If this series were at HBO, rights issues might be simpler, but with Amazon backing the show, Flanagan has to navigate a more complicated rights landscape.

He also said it’s "not logistically possible" to include every King character tied into the novels. Thankfully, the books offer plenty of room for creative solutions. Flanagan said:

"What are the other characters in the King universe that could fulfill a role like that and get the fans excited, even though you're changing it? For me, I'm like what about Abra Stone?

“When you go into the what if you can't get Father Callahan, which is always a thing that comes up, and I think we can, but what if you can't, well who can fill that role?

“Who's a character that's presumed dead in another King story who can come into this story and have a similar arc of redemption?"

Abra Stone from Doctor Sleep is a natural fit for Flanagan since he already brought her to life once. He also floated Dick Hallorann as a possible substitute for Callahan. Thanks to the multiverse nature of the Dark Tower books, the show could easily reintroduce Hallorann by pulling him from a reality where he survived The Shining or by having him awaken in Mid-World itself.

While fans will love the deep-cut references, Flanagan wants the series to be approachable for viewers who’ve never touched a King novel. The books themselves operate the same way. Father Callahan’s story in The Dark Tower still lands even if you’ve never read Salem’s Lot. That’s the needle Flanagan wants to thread.

The novels reference everything from The Wizard of Oz and Harry Potter to Star Wars, the Beatles, and The Magnificent Seven. It’s one of the saga’s most fun qualities, but it’s also a massive rights puzzle. Flanagan described the challenge like this:

"How do you make it so the King fans will lean forward and be excited about this particular change, but that people who haven't read the books and are being introduced to this connected universe will be able to recognize it from their cinematic experience?"

And that’s before even addressing the wildest curveball in the series King writing himself into the sixth book. Will the show keep that meta twist? Or will the characters cross paths with a fictional version of Flanagan instead? He’s keeping that mystery close to the chest for now.

The good news is that the initial seasons of the series won’t need to tackle the most complicated elements right away. The intertextual chaos of the books doesn’t kick into high gear until around the third installment, which means season one can focus on the core story of Roland tracking the Man in Black across a desolate wasteland.

Flanagan sees this slow build as the key to making the oddities work later, explaining:

"The gift of 'The Dark Tower' is if you do it right, and you start at the beginning, you're dealing with one character following another character in a barren wasteland, where there's not even a structure to distract you.

“It is one person following another person.
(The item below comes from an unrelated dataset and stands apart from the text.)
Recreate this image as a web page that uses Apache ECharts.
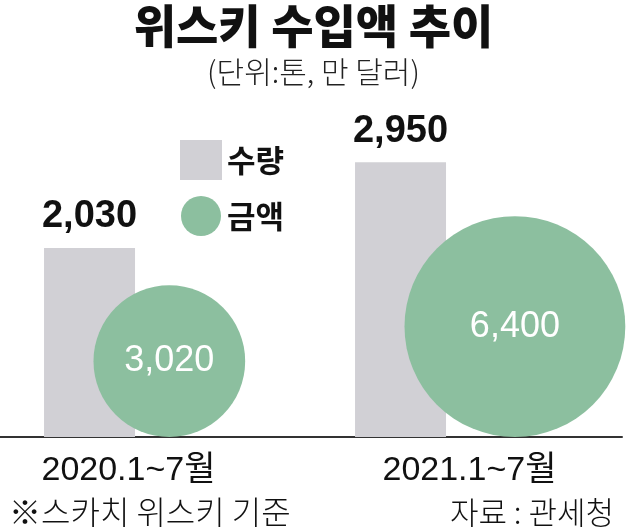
<!DOCTYPE html>
<html><head><meta charset="utf-8">
<script src="https://cdn.jsdelivr.net/npm/echarts@6/dist/echarts.min.js"></script>
<style>html,body{margin:0;padding:0;background:#fff}#c{width:627px;height:531px}</style>
</head><body><div id="c"></div>
<script>
const categories = ['2020.1~7월', '2021.1~7월'];
const volume = [2030, 2950];      // 수량 (톤)
const amount = [3020, 6400];      // 금액 (만 달러)
const legendNames = ['수량', '금액'];

const K = 2.76; // circle diameter per sqrt(value)
const numFont = "'Liberation Sans', Arial, sans-serif";
const krFont = "'Noto Sans CJK KR', 'Noto Sans', sans-serif";

const chart = echarts.init(document.getElementById('c'));
chart.setOption({
  animation: false,
  backgroundColor: '#fff',
  title: [
    { text: '위스키 수입액 추이', subtext: '(단위:톤, 만 달러)', left: 'center', top: -2, itemGap: 8,
      textStyle: { fontFamily: krFont, fontSize: 46, fontWeight: 900, color: '#111' },
      subtextStyle: { fontFamily: krFont, fontSize: 30, fontWeight: 300, color: '#222' } },
    { text: '※스카치 위스키 기준', left: 4, bottom: -2,
      textStyle: { fontFamily: krFont, fontSize: 32, fontWeight: 300, color: '#111' } },
    { text: '자료 : 관세청', right: 8, bottom: -2,
      textStyle: { fontFamily: krFont, fontSize: 31, fontWeight: 300, color: '#111' } }
  ],
  legend: {
    orient: 'vertical', left: 175, top: 135, itemWidth: 42, itemHeight: 40, itemGap: 16, itemTextGap: 8,
    data: [{ name: legendNames[0], icon: 'rect' }, { name: legendNames[1], icon: 'circle' }],
    textStyle: { fontFamily: krFont, fontSize: 31, fontWeight: 'bold', color: '#111' }
  },
  grid: { left: 0, width: 622, top: 64.6, bottom: 94, containLabel: false },
  xAxis: {
    type: 'category',
    data: categories.map((c, i) => ({ value: c, textStyle: { padding: i === 0 ? [0, 54, 0, 0] : [0, 0, 0, 6] } })),
    axisLine: { lineStyle: { color: '#333', width: 2 } },
    axisTick: { show: false },
    axisLabel: { margin: 17, fontFamily: numFont + ", 'Noto Sans CJK KR'", fontSize: 34, color: '#111' }
  },
  yAxis: { type: 'value', min: 0, max: 4000, show: false, splitLine: { show: false } },
  series: [
    { name: legendNames[0], type: 'bar', data: volume, barWidth: 91, barGap: '45%',
      itemStyle: { color: '#d1d0d5' },
      label: { show: true, position: 'top', distance: 12, formatter: p => p.value.toLocaleString('en-US'),
        fontFamily: numFont, fontSize: 38, fontWeight: 'bold', color: '#111' } },
    { name: 'spacer', type: 'bar', data: volume.map(() => null), barWidth: 91 },
    { name: legendNames[1], type: 'scatter', clip: false, z: 5,
      itemStyle: { color: '#8cbf9f', opacity: 1 },
      data: amount.map((v, i) => {
        const d = K * Math.sqrt(v), r = d / 2;
        return { value: [i, 0], raw: v, symbolSize: d, symbolOffset: [r - 62, -r] };
      }),
      label: { show: true, position: 'inside', formatter: p => p.data.raw.toLocaleString('en-US'),
        fontFamily: numFont, fontSize: 36, color: '#fff' } }
  ]
});
</script></body></html>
It's very simple, and everything is added. And it's added at the right cadence that you're meeting new characters, and the world is expanding, so that by the time you're arguing about what to do with Father Callahan, and to what extent the Emerald City is going to come into play, by then you've already built enough of this that the audience is with you whether they're familiar with the source material."
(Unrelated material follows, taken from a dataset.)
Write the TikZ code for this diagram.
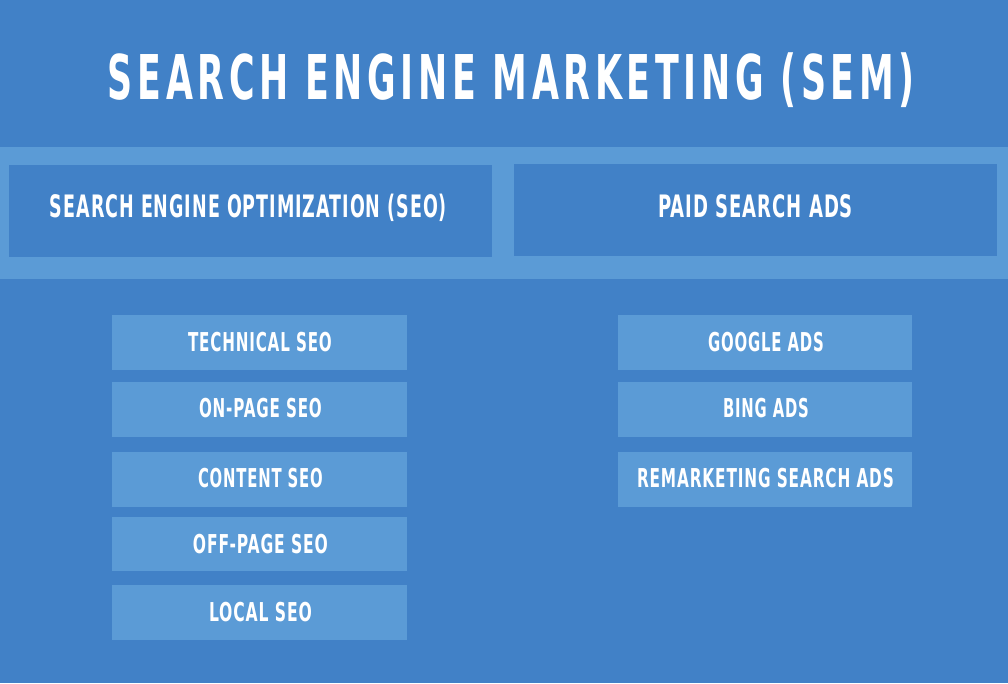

It’s an exciting approach that respects the novels’ structure while acknowledging the realities of adaptation. If Flanagan and Amazon can get viewers locked in early, the show will have the momentum and freedom to embrace the most surprising and eccentric aspects of King’s universe later on.

King fans have been waiting decades for The Dark Tower to get the treatment it deserves. If Flanagan’s passion and track record are any indication, this could finally be the journey to Mid-World we’ve all been hoping for!